The chemically etched W[001] tips were further sharpened in UHV STM chamber to fabricate well-defined nanoscale pyramid at the apex using consecutive electron beam heating and ion sputtering. During heating the voltage between the tungsten cathode and STM tip was adjusted to 1 kV while the emission current was varied depending on the tip-cathode distance and the temperature used. To avoid melting or possible field-induced blunting of the apex33, the flash heating was usually no longer than 15 seconds at temperatures of 900–1000°C and shorter at higher temperatures (up to 1500°C). The temperature of the W[001] tips during flashing was measured by a pyrometer focused on the area of the ingots close to the apex. The exact temperature at the apex could not be measured precisely because of its nanometer size (Figs. 13) and temperature gradients during the electron bombardment. Therefore, it could be slightly higher at the apex, but the temperature difference most likely cannot exceed 100°C because of high thermal conductivity of the metallic ingot. The co-axial Ar+-sputtering has been performed with a 600-eV ion beam and typical sputtering time was in the range of 15–20 minutes.

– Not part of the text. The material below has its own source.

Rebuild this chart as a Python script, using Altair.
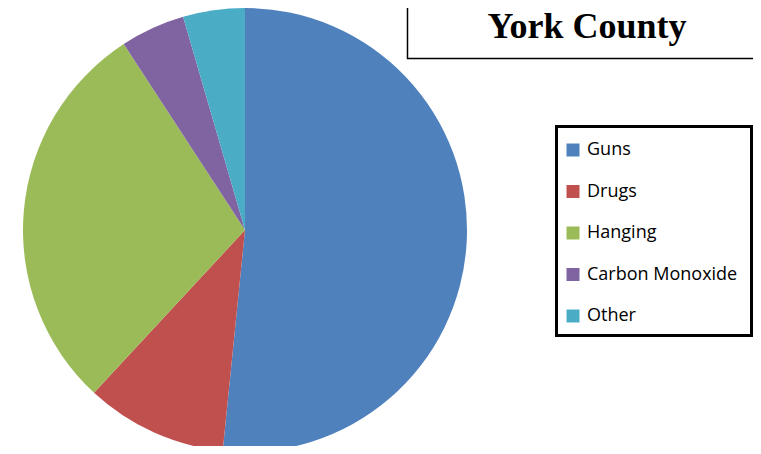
import altair as alt
import pandas as pd

categories = ["Guns", "Drugs", "Hanging", "Carbon Monoxide", "Other"]
shares = [51.6, 10.3, 28.9, 4.7, 4.5]
colors = ["#4F81BD", "#C0504D", "#9BBB59", "#8064A2", "#4BACC6"]
title_text = "York County"

df = pd.DataFrame({"cause": categories, "share": shares, "order": list(range(len(categories)))})

W, H = 745, 438

pie = alt.Chart(df).mark_arc(radius=222).encode(
    theta=alt.Theta("share:Q", stack=True),
    color=alt.Color(
        "cause:N",
        sort=categories,
        scale=alt.Scale(domain=categories, range=colors),
        legend=alt.Legend(
            title=None,
            orient="none",
            legendX=544,
            legendY=121,
            padding=12,
            symbolType="square",
            symbolSize=169,
            symbolStrokeWidth=0,
            labelFont="Open Sans",
            labelFontSize=18,
            labelColor="black",
            labelOffset=5,
            rowPadding=23.5,
        ),
    ),
    order=alt.Order("order:Q"),
    x=alt.value(237),
    y=alt.value(222),
)

box_df = pd.DataFrame({"t": [title_text]})
legend_box = alt.Chart(box_df).mark_rect(fill="white", stroke="black", strokeWidth=3).encode(
    x=alt.value(548.5), x2=alt.value(743.5), y=alt.value(118.5), y2=alt.value(327.5)
)
box = alt.Chart(box_df).mark_rect(fill="white", stroke="black", strokeWidth=1.5).encode(
    x=alt.value(399.5), x2=alt.value(790), y=alt.value(-10), y2=alt.value(50.5)
)
title = alt.Chart(box_df).mark_text(
    font="Liberation Serif", fontWeight="bold", fontSize=36, color="black", align="center", baseline="alphabetic"
).encode(text="t:N", x=alt.value(579), y=alt.value(29.5))

chart = alt.layer(legend_box, pie, box, title).properties(
    width=W, height=H, autosize=alt.AutoSizeParams(type="none"), padding=0, background="white"
).configure_view(stroke=None)

chart.save("out.html", embed_options={"renderer": "svg", "actions": False})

Scanning and transmission electron microscopy characterization of the W[001] tips after chemical etching, UHV sharpening and STM experiments have been performed using Zeiss Supra 50VP and JEM-100CX-II microscopes, respectively. The tip cleaning and sharpening and atomically resolved STM experiments have been carried out in the UHV chamber of a room temperature scanning tunneling microscope GPI-300. The base pressure in the STM chamber was in the range of 4-6×10−11 mbar. Atomically resolved STM experiments on HOPG and graphene/SiC(001) were started approximately 1 hour after the ion sputtering of the W[001] tips to prevent the apex from possible contamination.